Tutti questi elementi spiegano l'aumento della forbice tra i ricchi e i poveri all'interno delle società occidentali (senza considerare quello drammatica tra paesi ricchi e paesi poveri).
Com'è che questo aspetto non sembra preoccupare più di tanto i governanti? La risposta è semplice. Essi fidano sul fatto che i ceti piccoli e medi borghesi, non avendo alle spalle tradizioni di lotta politica organizzata, non possano fare altro che subire e coltivare la speranza di riacquisire qualche modesto privilegio allorché la crisi sarà superata. Fidano anche, ovviamente, sulla scarsa attrattiva che le forze politiche di sinistra esercitano su questi ceti, i quali, nelle rare circostanze in cui si sono trovati in difficoltà, hanno manifestato piuttosto un orientamento verso la destra che non la sinistra.
Ciò che i governanti non valutano è che la crisi attuale, nuova nella misura in cui penalizza la maggioranza della popolazione e avvantaggia una minoranza, possa essere superata confermando, per i motivi discussi, il drenaggio della ricchezza verso l'alto. Se la ripresa, che è alle porte, dovesse confermare questo trend, si aprirebbe uno scenario politico nuovo. Nulla, sulla carta, permette di escludere, per riflesso condizionato, una deriva della piccola e media borghesia verso destra. Ma quale destra se gli attuali governi, a partire da quello degli Stati Uniti, già sono attestati su posizioni ultraconservatrici?
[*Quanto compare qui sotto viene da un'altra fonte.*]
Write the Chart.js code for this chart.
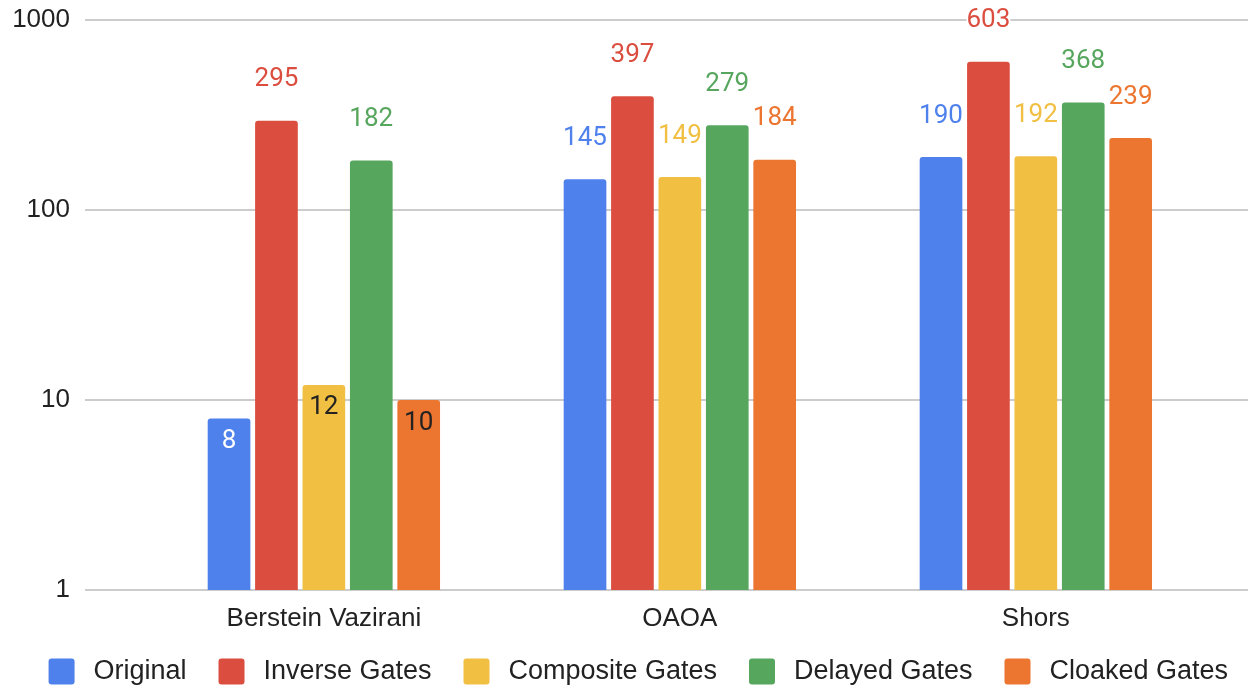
<!DOCTYPE html>
<html>
<head>
<meta charset="utf-8">
<script src="https://cdn.jsdelivr.net/npm/chart.js@4.4.1/dist/chart.umd.min.js"></script>
<style>
	html, body { margin: 0; padding: 0; background: #fff; overflow: hidden; }
	canvas { display: block; }
</style>
</head>
<body>
<canvas id="canvas-element" width="1248" height="695"></canvas>
<script>
const kCategories = ["Berstein Vazirani", "QAOA", "Shors"];
const kOriginal = [8, 145, 190];
const kInverseGates = [295, 397, 603];
const kCompositeGates = [12, 149, 192];
const kDelayedGates = [182, 279, 368];
const kCloakedGates = [10, 184, 239];
const kYTicks = [1, 10, 100, 1000];

const kSeries = [
	{label: "Original", data: kOriginal, col: "#4f81ec", inside: "#ffffff"},
	{label: "Inverse Gates", data: kInverseGates, col: "#db4d3e", inside: "#222222"},
	{label: "Composite Gates", data: kCompositeGates, col: "#f1bf42", inside: "#222222"},
	{label: "Delayed Gates", data: kDelayedGates, col: "#57a65e", inside: "#222222"},
	{label: "Cloaked Gates", data: kCloakedGates, col: "#ec7530", inside: "#222222"}
];

const kInsideLimit = 20; // values below this get their label inside the bar
const kAxisFont = "'Liberation Sans', Arial, sans-serif";

// labels above (or inside) each bar, drawn with a white backdrop so gridlines don't cross them
const barLabels = {
	id: "barLabels",
	afterDatasetsDraw(chart) {
		const ctx = chart.ctx;
		ctx.save();
		ctx.font = "26px Roboto";
		ctx.textAlign = "center";
		ctx.textBaseline = "middle";
		chart.data.datasets.forEach((ds, i) => {
			chart.getDatasetMeta(i).data.forEach((bar, j) => {
				const v = ds.data[j];
				const text = String(v);
				if (v < kInsideLimit) {
					ctx.fillStyle = ds.insideColor;
					ctx.fillText(text, bar.x, bar.y + 23);
				} else {
					const y = bar.y - 41;
					const w = ctx.measureText(text).width;
					ctx.fillStyle = "#ffffff";
					ctx.fillRect(bar.x - w / 2, y - 10, w, 20);
					ctx.fillStyle = ds.backgroundColor;
					ctx.fillText(text, bar.x, y);
				}
			});
		});
		ctx.restore();
	}
};

// the legend row sits a little right of centre in the original
const legendShift = {
	id: "legendShift",
	afterLayout(chart) {
		chart.legend.left += 12;
		chart.legend.right += 12;
	}
};

Chart.defaults.font.family = kAxisFont;
Chart.defaults.font.size = 26;
Chart.defaults.color = "#222222";

const context = document.getElementById("canvas-element").getContext("2d");

new Chart(context, {
	type: "bar",
	data: {
		labels: kCategories,
		datasets: kSeries.map((s) => ({
			label: s.label,
			data: s.data,
			backgroundColor: s.col,
			insideColor: s.inside,
			borderRadius: {topLeft: 3, topRight: 3},
			borderSkipped: "start",
			categoryPercentage: 0.666,
			barPercentage: 0.9
		}))
	},
	options: {
		responsive: false,
		animation: false,
		layout: {padding: {top: 20, left: 0, right: 0, bottom: 0}},
		scales: {
			x: {
				grid: {display: false},
				border: {display: false},
				ticks: {padding: 5},
				afterBuildTicks: (scale) => {
					// groups sit inside a wider plot than the category bands
					scale._startValue = -0.671;
					scale._valueRange = 3.267;
				},
				afterFit: (scale) => {
					scale.height = 36;
				}
			},
			y: {
				type: "logarithmic",
				min: 1,
				max: 1000,
				afterBuildTicks: (scale) => {
					scale.ticks = kYTicks.map((v) => ({value: v}));
				},
				ticks: {
					padding: 15,
					callback: (v) => String(v)
				},
				grid: {color: "#cccccc", lineWidth: 2, drawTicks: false},
				border: {display: false},
				afterFit: (scale) => {
					scale.width = 85;
					scale.paddingTop = 0;
					scale.paddingBottom = 0;
				}
			}
		},
		plugins: {
			legend: {
				position: "bottom",
				align: "end",
				labels: {
					font: {size: 27},
					boxWidth: 26,
					boxHeight: 26,
					padding: 32,
					useBorderRadius: true,
					borderRadius: 3,
					generateLabels: (chart) => {
						// a thin space widens the gap between swatch and text
						const items = Chart.defaults.plugins.legend.labels.generateLabels(chart);
						items.forEach((it) => { it.text = "\u2009" + it.text; });
						return items;
					}
				}
			},
			tooltip: {enabled: false}
		}
	},
	plugins: [barLabels, legendShift]
});
</script>
</body>
</html>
La possibilità di un viraggio a sinistra è remoto. Esso però potrebbe avvenire solo se le forze di sinistra, anziché proporsi di essere capaci di fare funzionare il sistema capitalistico meglio di coloro che ne sono i legittimi rappresentanti, s'impegnassero a parlare chiaro e forte proponendo due obbiettivi: il primo, tattico, vincolato alla necessità di riavviare una distribuzione del reddito minimamente equa; il secondo, strategico e di lunga durata, orientato alla fuoriuscita dal sistema capitalistico. Se dopo due secoli dal suo avvio, esso è giunto sulla soglia della proletarizzazione dei ceti medi, cosa impedisce di prendere atto che esso è intrinsecamente squilibrato?